For small businesses using a limited set of modules, with minimal integrations and relatively clean data, costs usually stay in the lower end of commonly reported project ranges. Costs rise quickly when you add integrations, complex workflows, or messy data that needs cleanup and reconciliation.

Why do Odoo implementation costs vary so much?

Because the scope varies. Workflow complexity, data quality, integrations, and customization depth directly change how much discovery, configuration, development, testing, training, and stabilization time the project requires.

Is Odoo.sh more expensive than Odoo Online?

They are priced differently. Odoo Online typically bundles hosting within the plan terms, which can be simpler for standard use cases. Odoo.sh adds a separate hosting line item that varies based on resources and environments, and licensing is budgeted separately, which can increase total cost but often supports more controlled development and release workflows.

What is the biggest hidden cost in Odoo projects?

The costs that surprise teams most often are ongoing integration operations (monitoring, retries, reconciliation), maintenance of custom code over upgrades, and continuous data governance after go-live.

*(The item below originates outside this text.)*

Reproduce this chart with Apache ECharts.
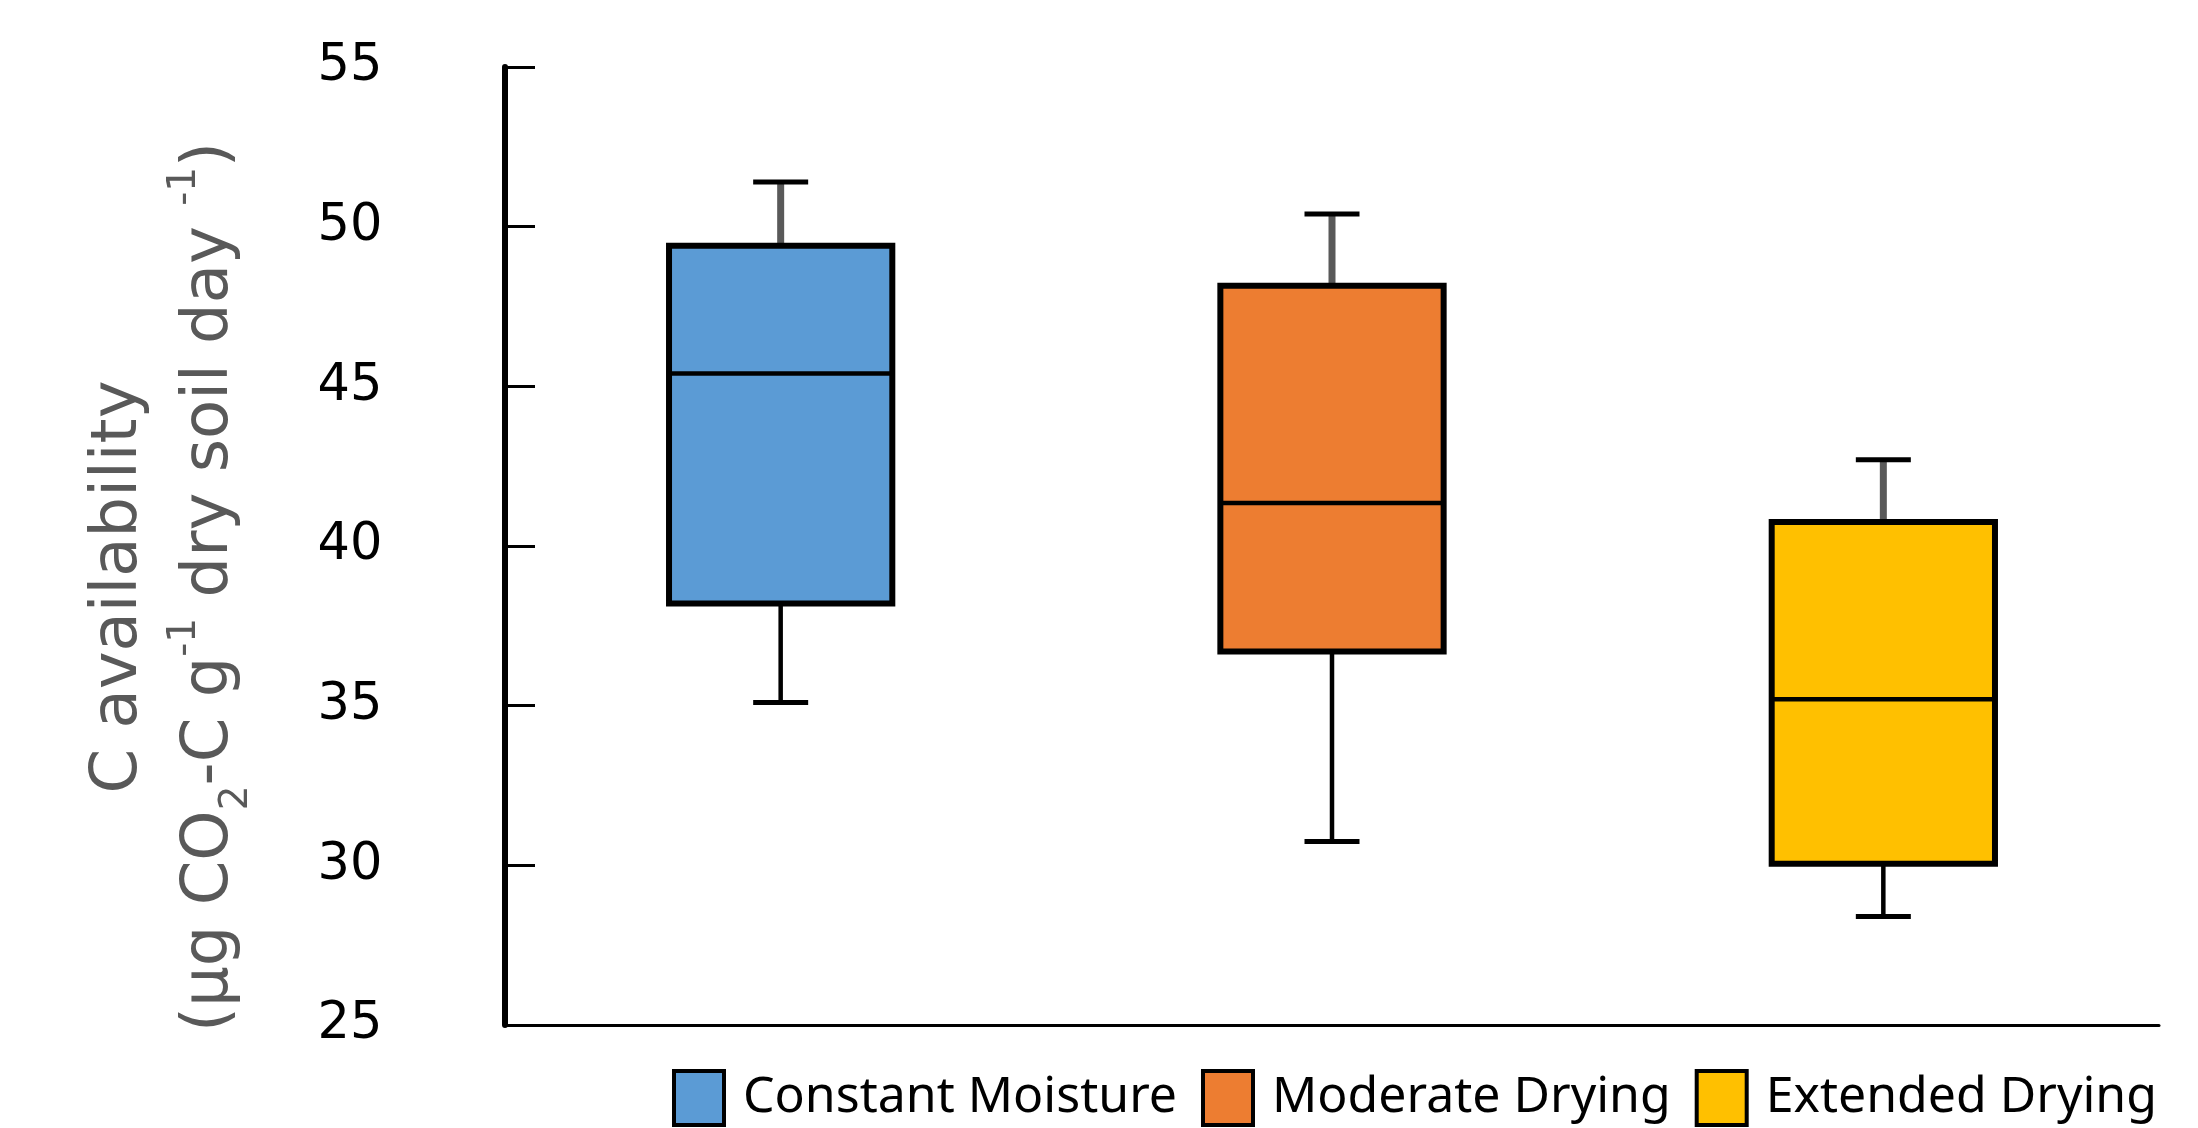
<!DOCTYPE html>
<html><head><meta charset="utf-8">
<script src="https://cdn.jsdelivr.net/npm/echarts@6/dist/echarts.min.js"></script>
<style>html,body{margin:0;padding:0;background:#fff}#c{width:2198px;height:1128px}</style>
</head><body><div id="c"></div>
<script>
const categories = ['Constant Moisture', 'Moderate Drying', 'Extended Drying'];
const whiskerLow = [35.1, 30.75, 28.4];
const q1 = [38.2, 36.7, 30.05];
const median = [45.4, 41.35, 35.2];
const q3 = [49.4, 48.15, 40.75];
const whiskerHigh = [51.4, 50.4, 42.7];
const colors = ['#5B9BD5', '#ED7D31', '#FFC000'];
const yMin = 25, yMax = 55, yStep = 5;

function renderBox(params, api) {
  const x = api.value(0);
  const lo = api.coord([x, api.value(1)]);
  const b1 = api.coord([x, api.value(2)]);
  const md = api.coord([x, api.value(3)]);
  const b3 = api.coord([x, api.value(4)]);
  const hi = api.coord([x, api.value(5)]);
  const band = api.size([1, 0])[0];
  const bw = band * 0.405;
  const cw = 55;
  const cx = lo[0];
  const color = api.visual('color');
  return {
    type: 'group',
    children: [
      { type: 'line', shape: { x1: cx, y1: hi[1], x2: cx, y2: b3[1] }, style: { stroke: '#595959', lineWidth: 7 } },
      { type: 'line', shape: { x1: cx, y1: b1[1], x2: cx, y2: lo[1] }, style: { stroke: '#000', lineWidth: 4.5 } },
      { type: 'line', shape: { x1: cx - cw / 2, y1: hi[1], x2: cx + cw / 2, y2: hi[1] }, style: { stroke: '#000', lineWidth: 5 } },
      { type: 'line', shape: { x1: cx - cw / 2, y1: lo[1], x2: cx + cw / 2, y2: lo[1] }, style: { stroke: '#000', lineWidth: 5 } },
      { type: 'rect', shape: { x: cx - bw / 2, y: b3[1], width: bw, height: b1[1] - b3[1] }, style: { fill: color, stroke: '#000', lineWidth: 6 } },
      { type: 'line', shape: { x1: cx - bw / 2, y1: md[1], x2: cx + bw / 2, y2: md[1] }, style: { stroke: '#000', lineWidth: 4.5 } }
    ]
  };
}

const chart = echarts.init(document.getElementById('c'), null, { renderer: 'canvas' });
chart.setOption({
  animation: false,
  backgroundColor: '#fff',
  grid: { left: 505, right: 39, top: 67, bottom: 103 },
  xAxis: {
    type: 'category', data: categories, boundaryGap: true,
    axisLine: { show: true, lineStyle: { color: '#000', width: 3 } },
    axisTick: { show: false }, axisLabel: { show: false }, splitLine: { show: false }
  },
  yAxis: {
    type: 'value', min: yMin, max: yMax, interval: yStep,
    axisLine: { show: true, lineStyle: { color: '#000', width: 6 } },
    axisTick: { show: true, inside: true, length: 30, lineStyle: { color: '#000', width: 3 } },
    splitLine: { show: false },
    axisLabel: { color: '#000', fontFamily: 'DejaVu Sans', fontSize: 51, align: 'center', margin: 155 }
  },
  legend: {
    left: 667, top: 1064, width: 1530, itemWidth: 50, itemHeight: 54, itemGap: 24, icon: 'rect',
    textStyle: { fontFamily: 'Noto Sans', fontSize: 50, color: '#000', padding: [0, 0, 0, 14] },
    data: categories.map((c, i) => ({ name: c, itemStyle: { color: colors[i], borderColor: '#000', borderWidth: 4 } }))
  },
  graphic: [{
    type: 'text', x: 165, y: 587, rotation: Math.PI / 2,
    style: {
      text: '{t|C availability}\n{t|(μg CO}{sub|2}{t|-C g}{sup|-1}{t| dry soil day }{sup|-1}{t|)}',
      align: 'center', verticalAlign: 'middle',
      rich: {
        t: { fontFamily: 'DejaVu Sans', fontSize: 64, lineHeight: 91, fill: '#595959' },
        sub: { fontFamily: 'DejaVu Sans', fontSize: 39, lineHeight: 50, verticalAlign: 'bottom', fill: '#595959' },
        sup: { fontFamily: 'DejaVu Sans', fontSize: 39, lineHeight: 60, verticalAlign: 'top', fill: '#595959' }
      }
    }
  }],
  series: categories.map((c, i) => ({
    name: c, type: 'custom', renderItem: renderBox,
    itemStyle: { color: colors[i] },
    encode: { x: 0, y: [1, 2, 3, 4, 5] },
    data: [[i, whiskerLow[i], q1[i], median[i], q3[i], whiskerHigh[i]]]
  }))
});
</script></body></html>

How much does custom development add?

It depends on complexity and how much it expands testing and long-term maintenance. A small workflow tweak is very different from a custom module that touches accounting, inventory, approvals, and reporting. Custom work also increases upgrade effort because changes must be validated each time you update.

Can I implement Odoo without a partner?

Some teams do, especially for simpler Odoo Online setups with standard workflows and minimal integrations. Risk increases when you have manufacturing, multi-company requirements, complex data migration, or multiple integrations that need monitoring and reconciliation.

How do I get an accurate estimate?

Build it from a phased scope with clear acceptance criteria, a migration plan with reconciliation thresholds, an integration list that includes monitoring and error handling, and a customization register that includes maintenance and upgrade notes. Then size the effort and add realistic risk buffers per phase.